As a member of the Communist Party, Mr Xie Tao is able to come out with such filthy language! It can be seen that he’s not qualified to be a Party member at all! These sorts of people like him and Xin Ziling, Li Rui etc who wear the label of a Communist, insult the sacred name of Communism, insult the Chinese working class, insult the Chinese people, and insult the countless martyrs to the revolution!

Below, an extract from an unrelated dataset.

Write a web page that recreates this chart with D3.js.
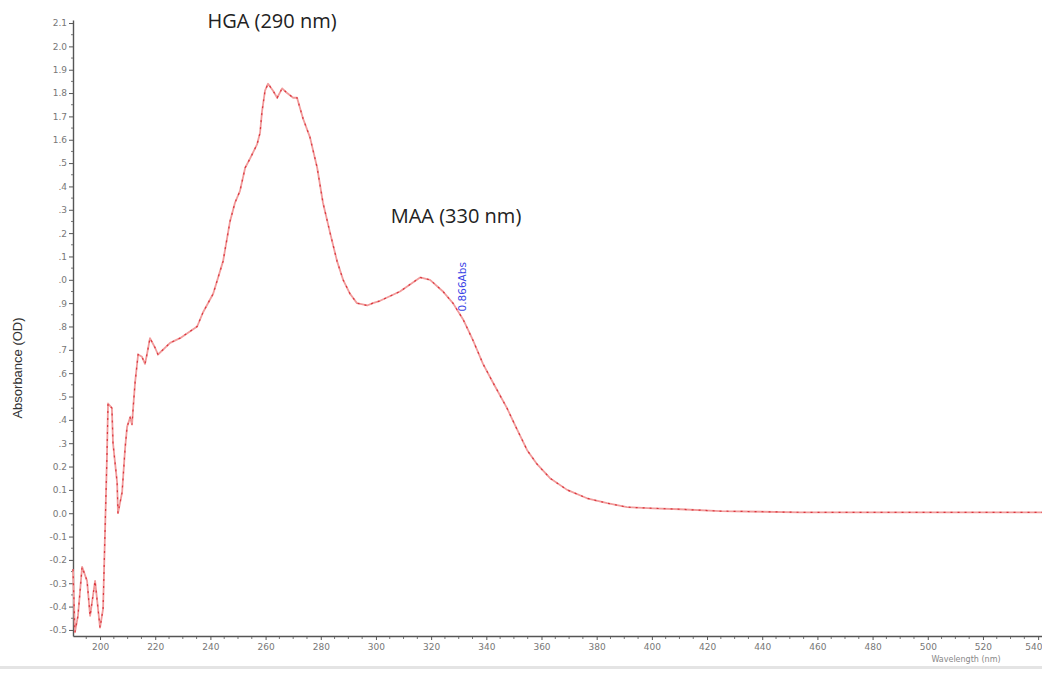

In his “Preface”, Mr Xie Tao uses a very insidious “strategy” and trick, that of pitting Leninism and Mao Zedong Thought against Marxism, of setting them against each other; he separates the five revolutionary leaders – Marx, Engels, Lenin, Stalin and Mao Zedong - and sets them against each other. On the one hand, they use the gimmick of distorting Marxism to negate Marxism. Just as Lenin once pointed out: “attempts are made to convert them into harmless icons, to canonize them, so to say, and to hallow their names to a certain extent for the “consolation” of the oppressed classes and with the object of duping the latter, while at the same time robbing the revolutionary theory of its substance, blunting its revolutionary edge and vulgarizing it….They omit, obscure, or distort the revolutionary side of this theory, its revolutionary soul. They push to the foreground and extol what is or seems acceptable to the bourgeoisie” (State and Revolution, Ch. Ed. p. 6). As we have often said, this is flaunting the banner of Marxism in order to oppose Marxism. On the other hand, they use the banner of Marxism (already revised) to attack and slander Leninism and Mao Zedong Thought, to attack and slander Lenin, Stalin and Mao Zedong. They hate Lenin, Stalin and Mao Zedong precisely because Lenin, Stalin and Mao Zedong didn’t “revise” Marxism, but held high the banner of Marxism and followed Marxist theory and led the proletariat and the revolutionary people in rebellion against the bourgeoisie, in rebellion against imperialism, overthrew the rule of the bourgeoisie in the Soviet Union and in China, and put into practice socialism minus the exploitation and oppression of the bourgeoisie. Thus, in the opinion of Mr Xie Tao and his associates, in order to overthrow socialism and the dictatorship of the proletariat, it is first necessary to strike down the leaders of the proletariat and the revolutionary people, to negate their revolutionary theory – this is the “strategy”, the trickery and the reactionary logic of Mr Xie Tao and his ilk!